Adora for Product Managers: How to Get a Visual View of Your Product
Adora for Product Managers: How to Get a Visual View of Your Product
Most analytics tools give product managers numbers. Adora gives them context. There's a fundamental difference between seeing that your checkout conversion rate dropped 12% last week and seeing exactly which screen users were on when they abandoned, what they clicked before leaving, and how their journey compared to users who completed the purchase.
Visual product analytics closes that gap. This guide explains how Adora works for product managers, what it captures automatically, and how it replaces the slow, fragmented workflow most PMs are stuck with.
The Problem with Traditional Product Analytics for PMs
Ask most product managers how they understand user behaviour and you'll hear some version of this: check the dashboard, notice a metric is off, submit a request to the data team, wait, get a table of events, try to map it back to the actual product experience, still not sure what's causing it, watch a few session replays, form a hypothesis, repeat.
This loop is slow.
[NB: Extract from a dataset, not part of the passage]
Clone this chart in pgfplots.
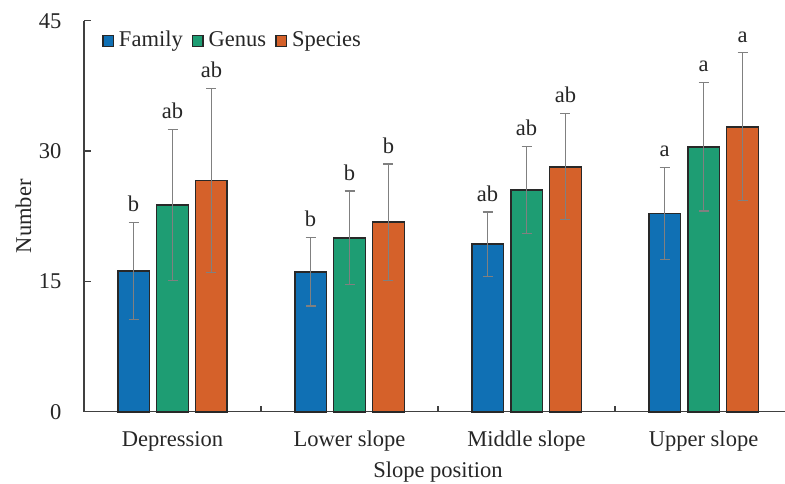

It requires multiple tools. It requires data team time. And it still often produces a hypothesis rather than a clear answer.
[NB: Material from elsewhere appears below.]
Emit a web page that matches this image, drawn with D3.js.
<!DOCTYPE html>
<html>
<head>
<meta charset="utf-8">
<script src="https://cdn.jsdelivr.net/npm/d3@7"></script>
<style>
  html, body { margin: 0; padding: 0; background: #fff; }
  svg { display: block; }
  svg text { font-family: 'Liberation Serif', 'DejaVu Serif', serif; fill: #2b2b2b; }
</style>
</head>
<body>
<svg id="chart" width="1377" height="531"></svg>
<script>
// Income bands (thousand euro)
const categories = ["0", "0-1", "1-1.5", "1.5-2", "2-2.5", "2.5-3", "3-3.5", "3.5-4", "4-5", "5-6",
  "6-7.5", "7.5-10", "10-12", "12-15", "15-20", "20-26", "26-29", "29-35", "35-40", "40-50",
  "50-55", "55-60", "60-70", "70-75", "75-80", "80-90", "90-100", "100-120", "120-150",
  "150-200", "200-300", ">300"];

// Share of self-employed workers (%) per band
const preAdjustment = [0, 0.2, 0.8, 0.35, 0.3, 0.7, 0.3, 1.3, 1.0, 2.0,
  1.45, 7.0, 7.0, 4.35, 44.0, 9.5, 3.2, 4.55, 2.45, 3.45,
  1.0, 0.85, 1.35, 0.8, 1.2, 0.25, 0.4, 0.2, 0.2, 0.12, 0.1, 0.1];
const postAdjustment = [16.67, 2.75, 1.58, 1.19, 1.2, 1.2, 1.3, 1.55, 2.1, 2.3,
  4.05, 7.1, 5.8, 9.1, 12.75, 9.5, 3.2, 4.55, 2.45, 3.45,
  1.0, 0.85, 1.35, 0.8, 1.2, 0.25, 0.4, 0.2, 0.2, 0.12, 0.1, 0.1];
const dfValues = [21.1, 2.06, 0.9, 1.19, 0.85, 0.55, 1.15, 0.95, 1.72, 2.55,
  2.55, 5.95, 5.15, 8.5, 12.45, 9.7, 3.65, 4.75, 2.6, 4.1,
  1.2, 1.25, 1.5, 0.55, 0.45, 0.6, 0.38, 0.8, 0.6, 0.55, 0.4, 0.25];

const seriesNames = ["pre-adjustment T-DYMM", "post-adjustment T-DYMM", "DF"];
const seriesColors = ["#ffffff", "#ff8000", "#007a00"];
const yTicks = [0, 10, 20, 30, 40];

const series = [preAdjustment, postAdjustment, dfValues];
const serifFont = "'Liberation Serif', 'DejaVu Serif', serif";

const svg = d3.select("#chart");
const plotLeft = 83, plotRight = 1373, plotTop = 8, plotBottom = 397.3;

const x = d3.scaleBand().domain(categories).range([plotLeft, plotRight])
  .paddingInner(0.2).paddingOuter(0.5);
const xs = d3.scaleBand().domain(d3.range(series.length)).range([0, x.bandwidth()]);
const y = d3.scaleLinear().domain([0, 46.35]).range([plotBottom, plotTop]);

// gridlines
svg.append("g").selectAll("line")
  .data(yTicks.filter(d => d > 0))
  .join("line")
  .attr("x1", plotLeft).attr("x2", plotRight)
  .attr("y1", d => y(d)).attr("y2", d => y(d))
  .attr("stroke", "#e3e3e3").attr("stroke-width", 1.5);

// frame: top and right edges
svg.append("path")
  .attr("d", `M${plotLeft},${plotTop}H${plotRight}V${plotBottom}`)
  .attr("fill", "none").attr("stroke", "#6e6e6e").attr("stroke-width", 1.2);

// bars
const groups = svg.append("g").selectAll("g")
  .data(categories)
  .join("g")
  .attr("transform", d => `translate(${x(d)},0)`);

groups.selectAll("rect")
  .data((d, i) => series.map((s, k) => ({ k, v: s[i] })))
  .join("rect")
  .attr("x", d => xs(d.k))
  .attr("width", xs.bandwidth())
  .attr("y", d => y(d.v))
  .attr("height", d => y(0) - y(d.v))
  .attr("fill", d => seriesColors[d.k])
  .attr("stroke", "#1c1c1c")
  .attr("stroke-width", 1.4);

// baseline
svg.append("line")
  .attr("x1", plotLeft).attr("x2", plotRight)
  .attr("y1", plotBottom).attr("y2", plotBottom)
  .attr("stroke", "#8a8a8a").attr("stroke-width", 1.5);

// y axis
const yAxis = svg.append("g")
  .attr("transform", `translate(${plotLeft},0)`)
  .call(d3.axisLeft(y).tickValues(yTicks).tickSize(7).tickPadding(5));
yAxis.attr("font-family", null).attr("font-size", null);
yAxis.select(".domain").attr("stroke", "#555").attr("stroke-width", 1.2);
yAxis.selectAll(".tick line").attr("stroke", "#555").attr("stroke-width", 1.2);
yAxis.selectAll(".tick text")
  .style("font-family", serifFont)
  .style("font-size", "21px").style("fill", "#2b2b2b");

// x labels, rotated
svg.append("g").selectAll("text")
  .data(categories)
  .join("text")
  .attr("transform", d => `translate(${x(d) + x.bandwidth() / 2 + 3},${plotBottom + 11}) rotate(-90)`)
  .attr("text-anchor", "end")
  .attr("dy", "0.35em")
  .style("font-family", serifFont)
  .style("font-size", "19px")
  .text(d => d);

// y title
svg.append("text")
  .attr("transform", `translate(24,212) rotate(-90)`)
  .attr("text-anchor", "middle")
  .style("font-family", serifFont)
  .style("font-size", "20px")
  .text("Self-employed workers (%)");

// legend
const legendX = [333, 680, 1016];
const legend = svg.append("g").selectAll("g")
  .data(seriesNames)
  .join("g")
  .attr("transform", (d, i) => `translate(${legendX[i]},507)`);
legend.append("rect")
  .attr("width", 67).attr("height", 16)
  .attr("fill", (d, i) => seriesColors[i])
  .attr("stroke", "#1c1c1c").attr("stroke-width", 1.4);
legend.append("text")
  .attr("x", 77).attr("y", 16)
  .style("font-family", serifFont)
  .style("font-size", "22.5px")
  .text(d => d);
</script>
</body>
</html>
The underlying problem is that most analytics tools are built around events and metrics — abstractions that sit at a distance from the actual product experience. Product managers think in terms of screens, flows, and user decisions. The translation between "event data" and "product experience" is where insight gets lost.
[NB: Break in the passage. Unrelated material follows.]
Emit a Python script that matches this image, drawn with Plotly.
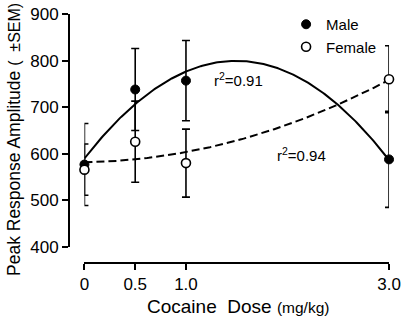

How Adora Works for Product Managers
Adora installs through a single JavaScript snippet. Once installed, it automatically captures every user interaction across your product — no manual event tagging, no instrumentation backlog in engineering sprints. Most teams see their first AI Insights within 48 hours of installation.
From there, Adora builds a visual map of your product and the journeys users take through it. Metrics appear overlaid on real screenshots of your actual product screens. You see your onboarding flow, your checkout screen, your settings page — with real user behaviour data on top of them.